Tra dune di sabbia e altopiani rocciosi, montagne isolate e gole profonde, in quel territorio impervio e al contempo affascinante che è la Mauritania si trova uno dei luoghi più evocativi e suggestivi del Sahara Occidentale. Il suo nome è Chinguetti, oasi in lotta perpetua contro l’insabbiamento e l’oblio in cui due città e due anime – la “vecchia” e la “nuova” – si scrutano e si sostengono a vicenda.
Edificata tra l’XI e il XII secolo per soddisfare le esigenze delle carovane che transitavano attraverso il Sahara trasportando armi, stoffe, cereali e libri dal Nord e sale, gomma arabica, schiavi, oro e avorio dal Sud, Chinguetti ricoprì per secoli il ruolo di capitale religiosa dell’Islam dilagato a macchia d’olio grazie al commercio con il Maghreb, l’Arabia e l’Africa nera. Al momento del suo apogeo, nel XVIII secolo, a Chinguetti si contavano circa una dozzina di moschee e ancora oggi è ritenuta una delle grandi città sante dell’Islam al pari della Mecca, di Medina e di Gerusalemme.

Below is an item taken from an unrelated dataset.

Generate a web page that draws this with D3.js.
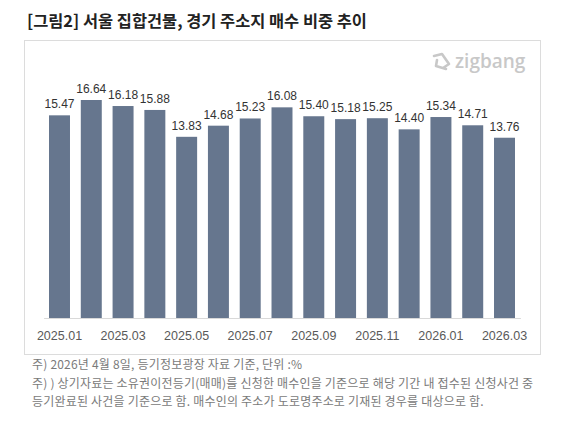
<!DOCTYPE html>
<html>
<head>
<meta charset="utf-8">
<script src="https://cdn.jsdelivr.net/npm/d3@7"></script>
<style>
  body { margin: 0; background: #fff; }
  svg { display: block; }
</style>
</head>
<body>
<div id="chart"></div>
<script>
// data
const months = ['2025.01', '2025.02', '2025.03', '2025.04', '2025.05', '2025.06', '2025.07', '2025.08',
                '2025.09', '2025.10', '2025.11', '2025.12', '2026.01', '2026.02', '2026.03']
const shares = [15.47, 16.64, 16.18, 15.88, 13.83, 14.68, 15.23, 16.08, 15.40, 15.18, 15.25, 14.40, 15.34, 14.71, 13.76]
const tickLabels = ['2025.01', '2025.03', '2025.05', '2025.07', '2025.09', '2025.11', '2026.01', '2026.03']

const titleText = '[그림2] 서울 집합건물, 경기 주소지 매수 비중 추이'
const notes = [
    '주) 2026년 4월 8일, 등기정보광장 자료 기준, 단위 :%',
    '주) ) 상기자료는 소유권이전등기(매매)를 신청한 매수인을 기준으로 해당 기간 내 접수된 신청사건 중',
    '등기완료된 사건을 기준으로 함. 매수인의 주소가 도로명주소로 기재된 경우를 대상으로 함.'
]

const width = 574
const height = 426
const kr = '"Noto Sans CJK KR", "Noto Sans", sans-serif'
const num = '"Liberation Sans", Arial, sans-serif'

const svg = d3.select('#chart').append('svg')
    .attr('width', width)
    .attr('height', height)

svg.append('text')
    .text(titleText)
    .attr('x', 27)
    .attr('y', 27)
    .style('font-family', kr)
    .style('font-weight', 'bold')
    .style('font-size', '16.4px')
    .style('fill', '#222')

// frame of the chart
svg.append('rect')
    .attr('x', 24.5)
    .attr('y', 40.5)
    .attr('width', 516)
    .attr('height', 314)
    .attr('fill', '#fff')
    .attr('stroke', '#dcdcdc')

// zigbang mark
const logo = svg.append('g').attr('transform', 'translate(433, 62)')
logo.append('path')
    .attr('d', 'M1,-6 L9,-8 L16,2 L10,6 M4,-2 L3,4 L13,7')
    .attr('fill', 'none')
    .attr('stroke', '#c8c8c8')
    .attr('stroke-width', 2.6)
    .attr('stroke-linecap', 'round')
    .attr('stroke-linejoin', 'round')
logo.append('text')
    .text('zigbang')
    .attr('x', 22)
    .attr('y', 6)
    .style('font-family', '"Open Sans", sans-serif')
    .style('font-weight', '600')
    .style('font-size', '19px')
    .style('fill', '#c8c8c8')

const x = d3.scaleBand()
    .domain(months)
    .range([43.6, 520.4])
    .paddingInner(0.34)
    .paddingOuter(0.17)

const y = d3.scaleLinear()
    .domain([0, 16.64])
    .range([318, 100])

svg.append('g')
    .selectAll('rect')
    .data(shares)
    .enter()
    .append('rect')
        .attr('x', (d, i) => x(months[i]))
        .attr('y', d => y(d))
        .attr('width', x.bandwidth())
        .attr('height', d => y(0) - y(d))
        .style('fill', '#66768e')

svg.append('g')
    .selectAll('text')
    .data(shares)
    .enter()
    .append('text')
        .text(d => d.toFixed(2))
        .attr('x', (d, i) => x(months[i]) + x.bandwidth() / 2)
        .attr('y', d => y(d) - 7)
        .attr('text-anchor', 'middle')
        .style('font-family', num)
        .style('font-size', '12px')
        .style('fill', '#333')

// baseline and month labels
const xAxis = d3.axisBottom(x)
    .tickValues(tickLabels)
    .tickSize(0)
    .tickPadding(13)

const axisG = svg.append('g')
    .attr('transform', `translate(0, ${y(0)})`)
    .call(xAxis)

axisG.select('.domain').attr('stroke', '#d9d9d9')
axisG.selectAll('text')
    .style('font-family', num)
    .style('font-size', '12.5px')
    .style('fill', '#595959')

svg.append('g')
    .selectAll('text')
    .data(notes)
    .enter()
    .append('text')
        .text(d => d)
        .attr('x', 32)
        .attr('y', (d, i) => 369 + i * 18.5)
        .style('font-family', kr)
        .style('font-size', '12px')
        .style('letter-spacing', '0.2px')
        .style('fill', '#7a7a7a')
</script>
</body>
</html>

Dichiarata Patrimonio UNESCO nel 1996, l’antica città carovaniera situata nel cuore dell’Adrar continua a essere un libro aperto sul passato religioso, economico e culturale di questa creatura di sabbia abbarbicata sulle dune dell’erg Ouarane che regala al visitatore momenti di singolare intensità emotiva come il risveglio pigro del mattino con il vociare dei bambini che vanno a scuola in sottofondo, la quiete delle prime ore pomeridiane appesantite dal caldo e il silenzio etereo delle notti stellate che restano impressi nel cuore di chi li vive come vecchie foto sbiadite e ingiallite dal tempo.
Ma la fama di Chinguetti va ben oltre quella di importante centro religioso.
In questo regno di sabbie e silenzi dove è impossibile lasciare impronte e dove l’orma del piede viene rapidamente cancellata dal vento, la memoria riveste un ruolo cruciale e Chinguetti – storicamente nota come città di eruditi – conserva tutt’oggi alcune biblioteche private che ospitano migliaia di manoscritti e testi coranici, i più antichi dei quali risalirebbero all’XI secolo.
Redatti su pergamene di gazzella finemente decorate con colori naturali da magnifiche miniature, questi tesori dell’oasi sahariana – custoditi all’interno di bauli di legno e lasciati in balia delle termiti e la sabbia – sono gelosamente tramandati di generazione in generazione e accanto a testi di natura prettamente religiosa annoverano compendi di scienza, letteratura, astronomia, diritto e matematica, giusto per citarne qualcuno.
Tra questi luoghi della memoria perpetualmente insidiati dalla sabbia e dal tempo, la Biblioteca Habbot – fondata nell’XIX secolo nella casa di Sidi Ould Mohamed Habbot, esponente di un’antica famiglia di eruditi e mercanti che ebbe un ruolo di rilievo nella diffusione del pensiero islamico nel Sahara e nel Sahel – si distingue nel mondo mauro per la sua ampia collezione (circa 1.400 opere tra studi coranici, trattati scientifici, religiosi, storici, letterari e linguistici) di cui è tuttora possibile ammirare la straordinaria perizia dei calligrafi e degli incisori medievali.
Un’altra biblioteca di grande interesse è la fondazione Ahmed Mahmoud che ospita circa 500 esemplari e accoglie il visitatore con un motto della saggezza africana divinamente espresso dalle parole del grande scrittore maliano Amadou Hampâté Bâ:
La conoscenza è una fortuna che non impoverisce chi la offre.
Peccato che queste biblioteche e il loro incommensurabile patrimonio culturale siano oggi in serio pericolo a causa del cambiamento climatico che non ha risparmiato la Mauritania e che attraverso le erosioni e le inondazioni dovute alla desertificazione galoppante potrebbe cancellare, come orme sulla sabbia, ogni traccia del tempo che fu.